- [Work instructions]:
Copy out every line containing the word "this".

· · · · ·

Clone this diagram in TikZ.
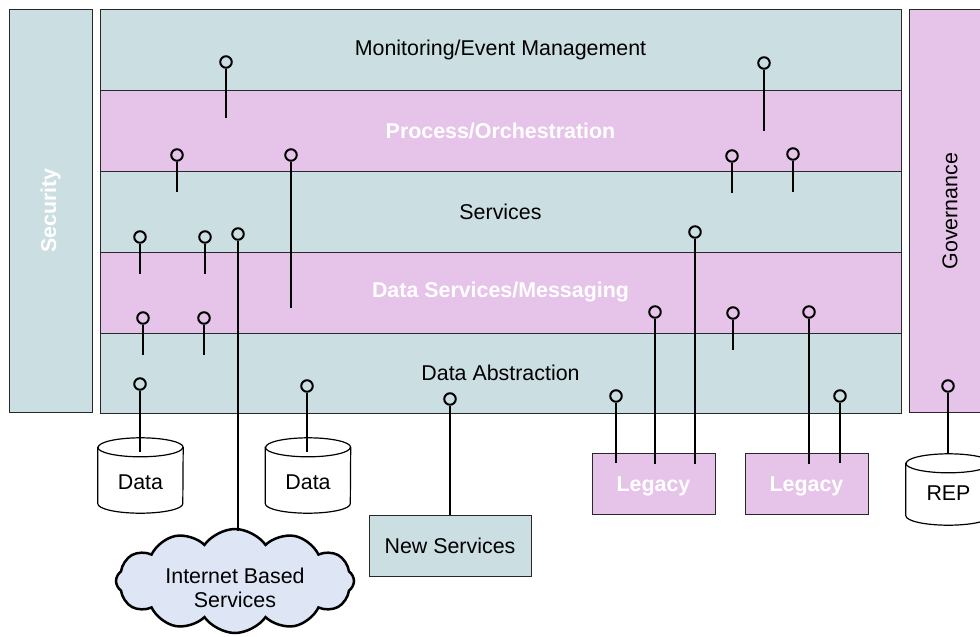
\documentclass[tikz,border=0pt]{standalone}
\usepackage{fontspec}
\setmainfont{Liberation Sans}
\usetikzlibrary{shapes.symbols,calc}
\definecolor{tealbg}{RGB}{203,222,226}
\definecolor{pinkbg}{RGB}{230,195,233}
\definecolor{cloudbg}{RGB}{222,230,246}
\definecolor{edge}{RGB}{40,40,40}
\tikzset{
  txt/.style={font=\fontsize{21.4}{24}\selectfont},
  btxt/.style={font=\fontsize{21.4}{24}\selectfont\bfseries, text=white},
  band/.style={draw=edge, line width=1pt, minimum width=801pt, minimum height=81pt, inner sep=0pt},
  tband/.style={band, fill=tealbg, txt},
  pband/.style={band, fill=pinkbg, btxt},
  sidebar/.style={draw=edge, line width=1pt, rotate=90, minimum width=403pt, minimum height=83pt, inner sep=0pt},
  lolli/.style={circle, draw=black, line width=2pt, minimum size=11.5pt, inner sep=0pt},
  stem/.style={draw=black, line width=2.2pt},
  boxt/.style={draw=edge, line width=1pt, fill=tealbg, inner sep=0pt, minimum height=61pt, txt},
  boxp/.style={draw=edge, line width=1pt, fill=pinkbg, inner sep=0pt, minimum height=61pt, minimum width=123pt, btxt, text height=21pt, text depth=4.5pt},
  storebox/.style={rectangle, minimum width=85pt, minimum height=75pt, inner sep=0pt},
  storeline/.style={draw=black, fill=white, line width=1.2pt},
  storetext/.style={txt, yshift=-6.5pt},
  netcloud/.style={cloud, cloud puffs=12, cloud puff arc=110, cloud ignores aspect, draw=black, line width=2.5pt, fill=cloudbg, minimum width=238pt, minimum height=104pt, inner sep=0pt}
}
\newcommand\drawstore[1]{%
  \path[storeline] ($(#1.north west)+(0,9.5)$) -- ($(#1.south west)+(0,-9.5)$)
    arc[start angle=180, end angle=360, x radius=42.5pt, y radius=9.5pt]
    -- ($(#1.north east)+(0,9.5)$)
    arc[start angle=0, end angle=180, x radius=42.5pt, y radius=9.5pt] -- cycle;
  \draw[storeline, fill=none] ($(#1.north west)+(0,9.5)$)
    arc[start angle=180, end angle=360, x radius=42.5pt, y radius=9.5pt];
}
\begin{document}
\begin{tikzpicture}[x=1pt,y=-1pt]
\useasboundingbox (0,0) rectangle (980,637);
\begin{scope}
\clip (0,0) rectangle (980,637);
% layers
\node[tband] (mon) at (500.5,49.5) {Monitoring/Event Management};
\node[pband] (proc) at (500.5,130.5) {Process/Orchestration};
\node[tband] (serv) at (500.5,211.5) {Services};
\node[pband] (dsm) at (500.5,292.5) {Data Services/Messaging};
\node[tband, minimum height=80pt] (dabs) at (500.5,373) {Data Abstraction};
% side bars
\node[sidebar, fill=tealbg, btxt] (sec) at (50.5,210.5) {Security};
\node[sidebar, fill=pinkbg, txt, minimum height=82pt] (gov) at (950,211) {Governance};
% data stores
\node[storebox] (d1) at (140.5,475.5) {};
\node[storebox] (d2) at (308,475.5) {};
\node[storebox, minimum height=71pt] (rep) at (948.5,489.5) {};
\drawstore{d1}
\drawstore{d2}
\drawstore{rep}
\node[storetext] (d1t) at (d1) {Data};
\node[storetext] (d2t) at (d2) {Data};
\node[storetext, yshift=3pt] (rept) at (rep) {REP};
% boxes
\node[boxt, minimum width=162pt] (news) at (450,545.5) {New Services};
\node[boxp] (leg1) at (653.5,483.5) {Legacy};
\node[boxp] (leg2) at (806.5,483.5) {Legacy};
\node[netcloud, label={[txt, align=center, yshift=-7pt]center:Internet Based\\Services}] (net) at (235,581) {};
\end{scope}
% lollipops
\node[lolli] (l1) at (226,62) {};   \coordinate (e1) at (226,118);
\node[lolli] (l2) at (177,155) {};  \coordinate (e2) at (177,192);
\node[lolli] (l3) at (291,155) {};  \coordinate (e3) at (291,308);
\node[lolli] (l4) at (764,63) {};   \coordinate (e4) at (764,131);
\node[lolli] (l5) at (732,156) {};  \coordinate (e5) at (732,193);
\node[lolli] (l6) at (793,154) {};  \coordinate (e6) at (793,192);
\node[lolli] (l7) at (140,237) {};  \coordinate (e7) at (140,274);
\node[lolli] (l8) at (205,237) {};  \coordinate (e8) at (205,274);
\node[lolli] (l9) at (238,234) {};  \coordinate (e9) at (238,531);
\node[lolli] (l10) at (143,318) {}; \coordinate (e10) at (143,355);
\node[lolli] (l11) at (204,318) {}; \coordinate (e11) at (204,355);
\node[lolli] (l12) at (140,384) {}; \coordinate (e12) at (140,452);
\node[lolli] (l13) at (307,386) {}; \coordinate (e13) at (307,452);
\node[lolli] (l14) at (450,399) {}; \coordinate (e14) at (450,515);
\node[lolli] (l15) at (695,232) {}; \coordinate (e15) at (695,464);
\node[lolli] (l16) at (655,312) {}; \coordinate (e16) at (655,464);
\node[lolli] (l17) at (733,313) {}; \coordinate (e17) at (733,350);
\node[lolli] (l18) at (809,312) {}; \coordinate (e18) at (809,464);
\node[lolli] (l19) at (616,396) {}; \coordinate (e19) at (616,463);
\node[lolli] (l20) at (840,396) {}; \coordinate (e20) at (840,463);
\node[lolli] (l21) at (948,386) {}; \coordinate (e21) at (948,454);
\foreach \i in {1,...,21} { \draw[stem] (l\i) -- (e\i); }
\end{tikzpicture}
\end{document}
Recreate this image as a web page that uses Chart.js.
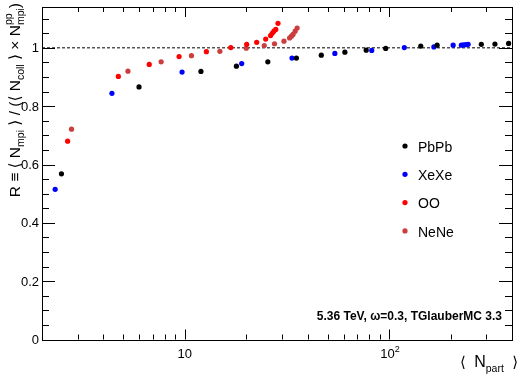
<!DOCTYPE html>
<html>
<head>
<meta charset="utf-8">
<script src="https://cdn.jsdelivr.net/npm/chart.js@4"></script>
<style>
  html, body { margin: 0; padding: 0; background: #fff; }
  canvas { display: block; }
</style>
</head>
<body>
<canvas id="chart" width="523" height="377"></canvas>
<script>
// values
const pbpbNpart = [2.49, 5.97, 12.0, 17.9, 25.5, 35.2, 46.6, 60.8, 77.3, 96.3, 143, 172, 283, 330, 385];
const pbpbR = [0.568, 0.866, 0.919, 0.937, 0.952, 0.965, 0.975, 0.985, 0.992, 0.998, 1.006, 1.009, 1.012, 1.013, 1.015];

const xexeNpart = [2.32, 4.40, 9.70, 19.0, 33.5, 54.3, 82.3, 118.8, 165.8, 206, 226, 232, 238, 244];
const xexeR = [0.515, 0.844, 0.917, 0.946, 0.965, 0.981, 0.991, 1.001, 1.003, 1.009, 1.009, 1.010, 1.011, 1.012];

const ooNpart = [2.67, 4.73, 6.70, 9.38, 12.76, 16.8, 20.1, 22.5, 24.9, 26.3, 26.8, 27.3, 27.9, 28.6];
const ooR = [0.680, 0.902, 0.943, 0.970, 0.987, 1.001, 1.012, 1.019, 1.030, 1.042, 1.050, 1.057, 1.063, 1.084];

const neneNpart = [2.79, 5.27, 7.66, 10.78, 14.86, 20.0, 24.5, 27.5, 30.6, 32.6, 33.3, 33.9, 34.7, 35.5];
const neneR = [0.721, 0.920, 0.952, 0.973, 0.988, 0.999, 1.008, 1.014, 1.023, 1.034, 1.040, 1.046, 1.057, 1.068];

const seriesNames = ['PbPb', 'XeXe', 'OO', 'NeNe'];
const refLineX = [2, 400];
const refLineY = [1, 1];

const xMajorTicks = [10, 100];
const xMinorTicks = [3, 4, 5, 6, 7, 8, 9, 20, 30, 40, 50, 60, 70, 80, 90, 200, 300, 400];
const yMajorTicks = [0, 0.2, 0.4, 0.6, 0.8, 1];
const yTickLabels = ['0', '0.2', '0.4', '0.6', '0.8', '1'];
const yMinorTicks = [0.05, 0.1, 0.15, 0.25, 0.3, 0.35, 0.45, 0.5, 0.55, 0.65, 0.7, 0.75, 0.85, 0.9, 0.95, 1.05, 1.1];

const FONT = '"Liberation Sans", Arial, "DejaVu Sans", sans-serif';

const toPoints = (xs, ys) => xs.map((x, i) => ({ x, y: ys[i] }));

function scatterSet(label, xs, ys, color) {
  return {
    type: 'scatter',
    label,
    data: toPoints(xs, ys),
    backgroundColor: color,
    borderWidth: 0,
    pointRadius: 2.6,
    pointHoverRadius: 2.6,
  };
}

// rich text: parts = [{t, size, dy, bold}] or stacked {sup, sub}
function richWidth(ctx, parts) {
  let w = 0;
  parts.forEach((p) => {
    if (p.stack) {
      ctx.font = `${p.size}px ${FONT}`;
      p.w = Math.max(ctx.measureText(p.sup).width, ctx.measureText(p.sub).width);
    } else {
      ctx.font = `${p.bold ? 'bold ' : ''}${p.size}px ${FONT}`;
      p.w = ctx.measureText(p.t).width;
    }
    w += p.w;
  });
  return w;
}

function drawRich(ctx, parts, x, y) {
  let cx = x;
  parts.forEach((p) => {
    ctx.font = `${p.bold ? 'bold ' : ''}${p.size}px ${FONT}`;
    if (p.stack) {
      ctx.fillText(p.sup, cx, y + p.supDy);
      ctx.fillText(p.sub, cx, y + p.subDy);
    } else {
      ctx.fillText(p.t, cx, y + (p.dy || 0));
    }
    cx += p.w;
  });
}

const rootFrame = {
  id: 'rootFrame',
  afterDraw(chart) {
    const { ctx, chartArea: a, scales } = chart;
    const xs = scales.x;
    const ys = scales.y;
    ctx.save();
    ctx.strokeStyle = '#000';
    ctx.lineWidth = 1;
    ctx.beginPath();
    xMajorTicks.concat(xMinorTicks).forEach((v) => {
      const len = xMajorTicks.includes(v) ? 10 : 5;
      const px = Math.round(xs.getPixelForValue(v)) + 0.5;
      ctx.moveTo(px, a.bottom); ctx.lineTo(px, a.bottom - len);
      ctx.moveTo(px, a.top); ctx.lineTo(px, a.top + len);
    });
    yMajorTicks.concat(yMinorTicks).forEach((v) => {
      const len = yMajorTicks.includes(v) ? 13 : 7;
      const py = Math.round(ys.getPixelForValue(v)) + 0.5;
      ctx.moveTo(a.left, py); ctx.lineTo(a.left + len, py);
      ctx.moveTo(a.right, py); ctx.lineTo(a.right - len, py);
    });
    ctx.stroke();
    ctx.strokeRect(Math.round(a.left) + 0.5, Math.round(a.top) + 0.5,
      Math.round(a.right - a.left), Math.round(a.bottom - a.top));

    ctx.fillStyle = '#000';
    // y tick labels
    ctx.font = `13px ${FONT}`;
    ctx.textAlign = 'right';
    ctx.textBaseline = 'middle';
    yMajorTicks.forEach((v, i) => {
      ctx.fillText(yTickLabels[i], a.left - 3, ys.getPixelForValue(v) + 1);
    });

    // x tick labels
    ctx.textAlign = 'left';
    ctx.textBaseline = 'alphabetic';
    const labelsX = [
      [{ t: '10', size: 13 }],
      [{ t: '10', size: 13 }, { t: '2', size: 9, dy: -6 }],
    ];
    xMajorTicks.forEach((v, i) => {
      const parts = labelsX[i];
      const w = richWidth(ctx, parts);
      drawRich(ctx, parts, xs.getPixelForValue(v) - w / 2 + (i ? 1 : 0), a.bottom + 18);
    });

    // x title
    const xTitle = [
      { t: '\u27E8  ', size: 15 }, { t: 'N', size: 16 }, { t: 'part', size: 10.5, dy: 5 }, { t: '  \u27E9', size: 15 },
    ];
    const xw = richWidth(ctx, xTitle);
    drawRich(ctx, xTitle, 518 - xw, 367);

    // y title (rotated)
    const s = 15.5;
    const sub = 10.5;
    const yTitle = [
      { t: 'R \u2261 \u27E8 ', size: s }, { t: 'N', size: s }, { t: 'mpi', size: sub, dy: 4 },
      { t: ' \u27E9 / (\u27E8 ', size: s }, { t: 'N', size: s }, { t: 'coll', size: sub, dy: 4 },
      { t: ' \u27E9 \u00D7 ', size: s }, { t: 'N', size: s },
      { stack: true, sup: 'pp', sub: 'mpi', size: sub, supDy: -8, subDy: 4 },
      { t: ')', size: s },
    ];
    const yw = richWidth(ctx, yTitle);
    ctx.save();
    ctx.translate(20, 3 + yw);
    ctx.rotate(-Math.PI / 2);
    drawRich(ctx, yTitle, 0, 0);
    ctx.restore();

    // annotation
    ctx.font = `bold 12px ${FONT}`;
    ctx.textAlign = 'right';
    ctx.fillText('5.36 TeV, \u03C9=0.3, TGlauberMC 3.3', 502, 320);

    // legend
    ctx.textAlign = 'left';
    ctx.textBaseline = 'middle';
    ctx.font = `14px ${FONT}`;
    seriesNames.forEach((name, i) => {
      const ds = chart.data.datasets[i];
      const cy = 146 + i * 28.3;
      ctx.fillStyle = ds.backgroundColor;
      ctx.beginPath();
      ctx.arc(405, cy, 2.6, 0, Math.PI * 2);
      ctx.fill();
      ctx.fillStyle = '#000';
      ctx.fillText(name, 418, cy + 2);
    });
    ctx.restore();
  },
};

new Chart(document.getElementById('chart'), {
  data: {
    datasets: [
      scatterSet(seriesNames[0], pbpbNpart, pbpbR, '#000000'),
      scatterSet(seriesNames[1], xexeNpart, xexeR, '#0000ff'),
      scatterSet(seriesNames[2], ooNpart, ooR, '#ff0000'),
      scatterSet(seriesNames[3], neneNpart, neneR, '#cc3d3d'),
      {
        type: 'line',
        label: 'ref',
        data: toPoints(refLineX, refLineY),
        borderColor: '#000',
        borderWidth: 1,
        borderDash: [3, 2],
        pointRadius: 0,
        order: 10,
      },
    ],
  },
  plugins: [rootFrame],
  options: {
    responsive: false,
    animation: false,
    devicePixelRatio: 1,
    layout: { padding: { left: 42, right: 11, top: 7, bottom: 37.5 } },
    plugins: { legend: { display: false }, tooltip: { enabled: false } },
    scales: {
      x: { type: 'logarithmic', min: 2, max: 400, display: false },
      y: { type: 'linear', min: 0, max: 1.14, display: false },
    },
  },
});
</script>
</body>
</html>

· · · · ·

- [Final result]:
Clone this diagram in TikZ.
Recreate this image as a web page that uses Chart.js.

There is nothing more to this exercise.